While we continue to struggle with the fight against fake news, some hope arrived Monday: the AP reports that schools have started teaching classes on fake news, as a new sort of Civics 101. Since there’s no sign of the fake news phenomenon letting up anytime soon, it does seem kids need to know how to identify sketchy sites and understand how nonsense is disseminated through the internet.
Case in point: Climate Depot has a post all in favor of repealing the Energy Star program. The post, confusingly, has three bylines: the first credits Marc Morano (who runs Depot), then Jeff Dunetz, then finally sources the material to a guest post by Connor Coughlin. So the claims made by Coughlin, which includes what will hopefully be 2017’s most insane false equivalence, was reposted from his site, to Dunetz’s Lidblog, and then to Climate Depot. At each step, skepticism should rise.
For those that don’t know, the EPA’s Energy Star program is a voluntary program companies can participate in to provide consumers with information and validation that their appliances don’t waste energy. It’s not exactly controversial. Even for our jaded and cynical eyes, it’s appalling to see Coughlin compare the program to one of the most reprehensible and racist activities ever undertaken by the US government: “ENERGY STAR is arguably the most corrupt scientific research program since the Tuskegee Syphilis Experiment conducted on unsuspecting citizens from 1932 to 1972.”
You’re reading that correctly. As part of his apparent vendetta against energy efficiency, Coughlin suggests companies who provide the public with information about their product’s energy consumption are on par with the deliberate, undisclosed and untreated infection of hundreds of black men with syphilis over the course of forty years.
As a new name we didn’t recognize, we wondered who exactly Coughlin is, and where does he publish this ghoulish claim? The original post was on n4mation.org, which describes itself as “the brainchild of a small group of people that believe in the open and free flow of information.”
But they’re not exactly open and free with their own origin or funding sources. . Looking up the info for the website, we see it’s registered to Coughlin, through a Colorado P.O. box. That info, plugged into the trusty ol’ Google, directed our attention to Connor Coughlin Consulting.

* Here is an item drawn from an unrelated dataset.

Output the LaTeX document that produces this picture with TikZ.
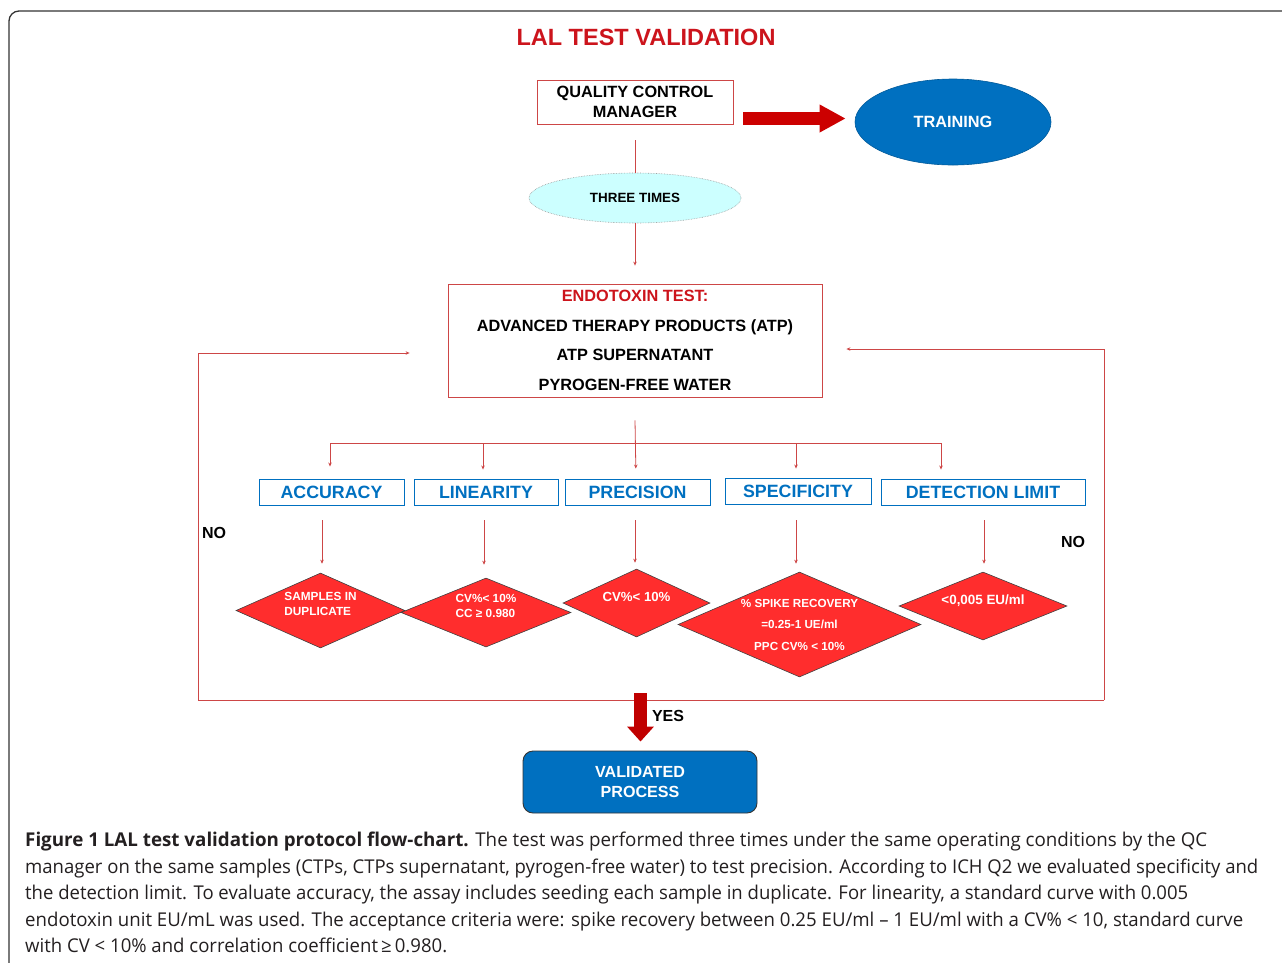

Though the group doesn’t disclose its clients on its rather threadbare site, it offers political lobbying, white papers, and speaking and consulting services, with focuses on energy and environmental policy.
Funny how n4mation’s belief in open and free information doesn’t include being open about its ties to a consultancy that brags that they are “pioneers in the alternative political space.”
One can only wonder what alternative political space they must be pioneering, to make such a sickening comparison. Hopefully even school children who haven’t taken Fake News 101 will see through the alternative facts of this alternative political space.